We should improvise to discover novelty, then trace our path.

There is a way to explore ideas freely, while still refining our direction.

Why we sometimes need to improvise

  • During the creative process, it is often valuable to give ourselves freedom to explore ideas without a predetermined outcome.

  • This kind of exploration allows us to wander, notice novelty, and discover perspectives that would be difficult to plan for in advance.

  • However, many design and engineering processes are oriented toward predictability and control, which can make spontaneous exploration feel inefficient or risky.

  • When every idea is expected to be justified or planned upfront, we may lose the space needed for curiosity and experimentation.

  • This tension can lead to unnecessary friction, especially when our goal is to sample, compare, and refine a landscape of possible outcomes.

Improvisation as a mode of discovery

  • Improvisation allows us to move through ideas without fully understanding where they will lead.

  • In this mode, decisions are often made intuitively, guided by interest, curiosity, or momentum rather than explicit goals.

  • This freedom can produce meaningful discoveries, but the path taken to reach them is often implicit or quickly forgotten.

  • Without some way of reflecting on how we arrived at these outcomes, the knowledge gained through improvisation can be difficult to share, repeat, or build upon.

Tracing the path after the fact

  • While improvisation benefits from freedom, it does not require us to abandon reflection or documentation entirely.

  • Instead of planning every step in advance, we can choose to retrace our steps once we arrive at a meaningful checkpoint.

  • This allows us to capture context, decisions, and observations after discovery has already taken place.

  • In this way, improvisation can remain fluid while still contributing useful knowledge to future work.

The scout as an analogy

  • One way to think about this process is through the role of a scout.

  • A scout explores terrain with an awareness of direction, even if the exact path is not yet known.

  • Unlike rigid planning, scouting focuses on observation rather than control.

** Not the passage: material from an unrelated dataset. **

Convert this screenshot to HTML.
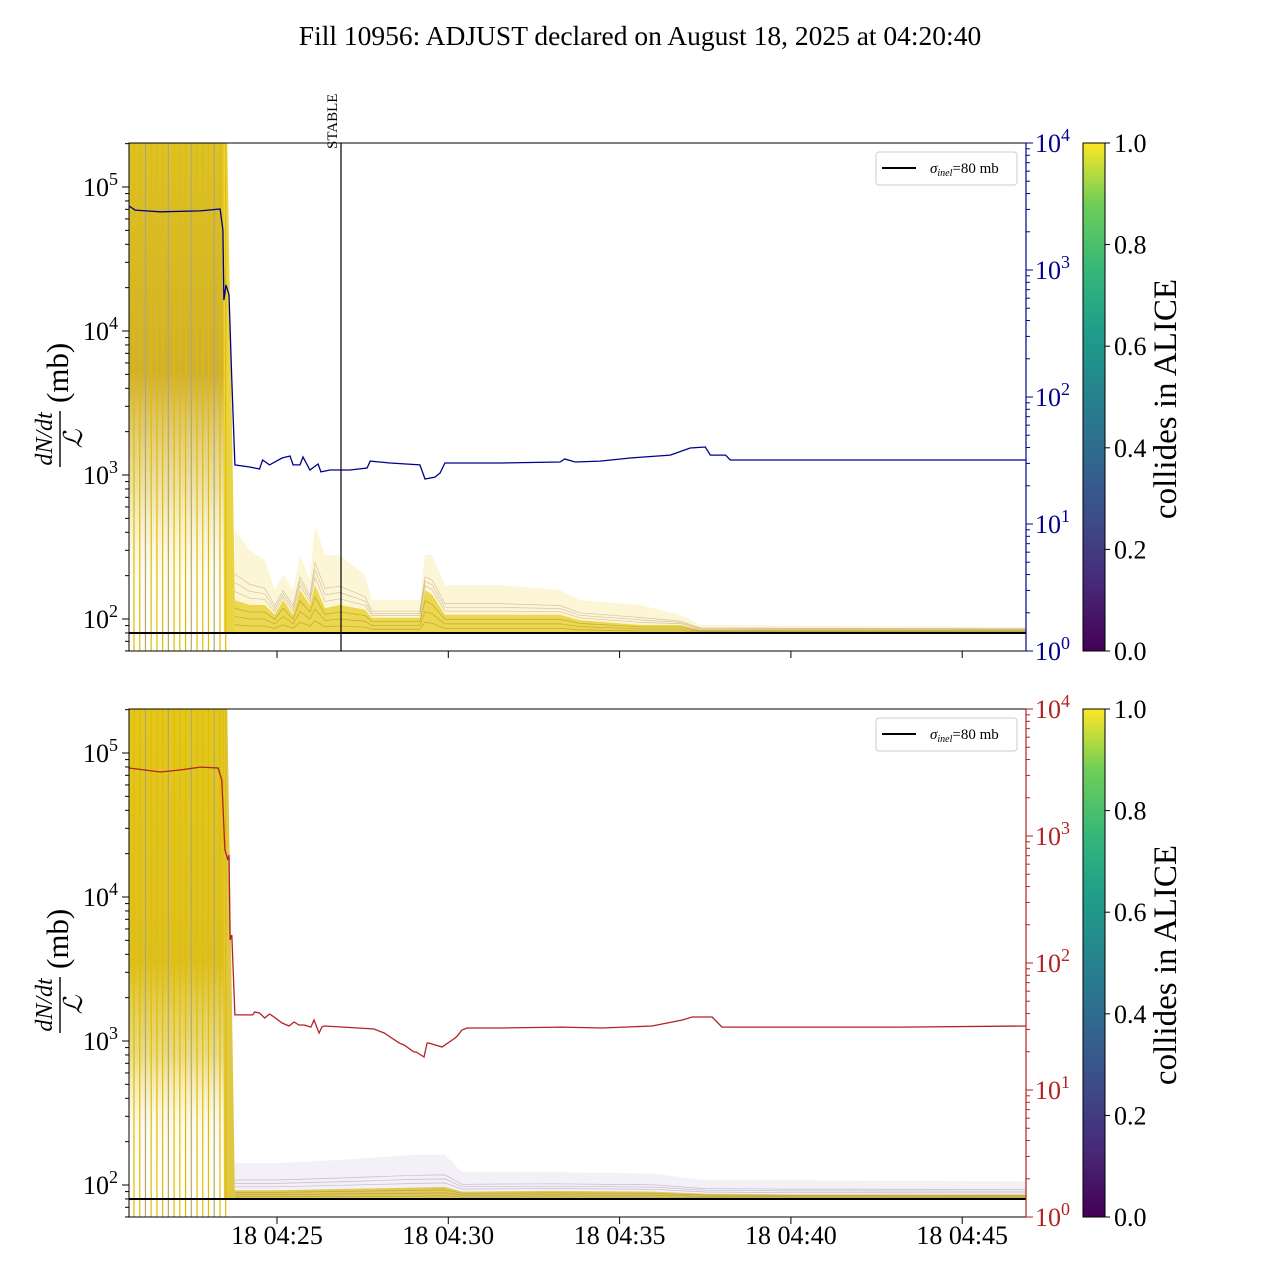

  • The scout records landmarks, obstacles, and routes so that others and their future self can understand the terrain that was encountered.

  • An improviser can adopt this role retroactively by retracing their path and leaving markers that describe how a particular discovery was reached.

Improvisers and scouts working together

  • Improvisers and scouts represent complementary modes of exploration.

  • The improviser moves freely, discovering novelty without needing immediate justification.

  • The scout creates structure by observing, recording, and contextualizing what was found.

  • Together, these roles allow exploration to remain open-ended while still producing traceable insight.

  • This balance supports creativity without sacrificing clarity or continuity.

Applying this during planning and development

  • These roles are most useful during the exploratory phases of planning, when understanding the terrain is more important than committing to a specific solution.

  • However, they can also be interwoven throughout development as a way to periodically reassess direction and assumptions.

  • By allowing improvisation first and reflection second, we can preserve creative momentum while still generating shared understanding.

  • Over time, this approach can lead to more expressive outcomes and a deeper intuition about the systems and ideas we are shaping.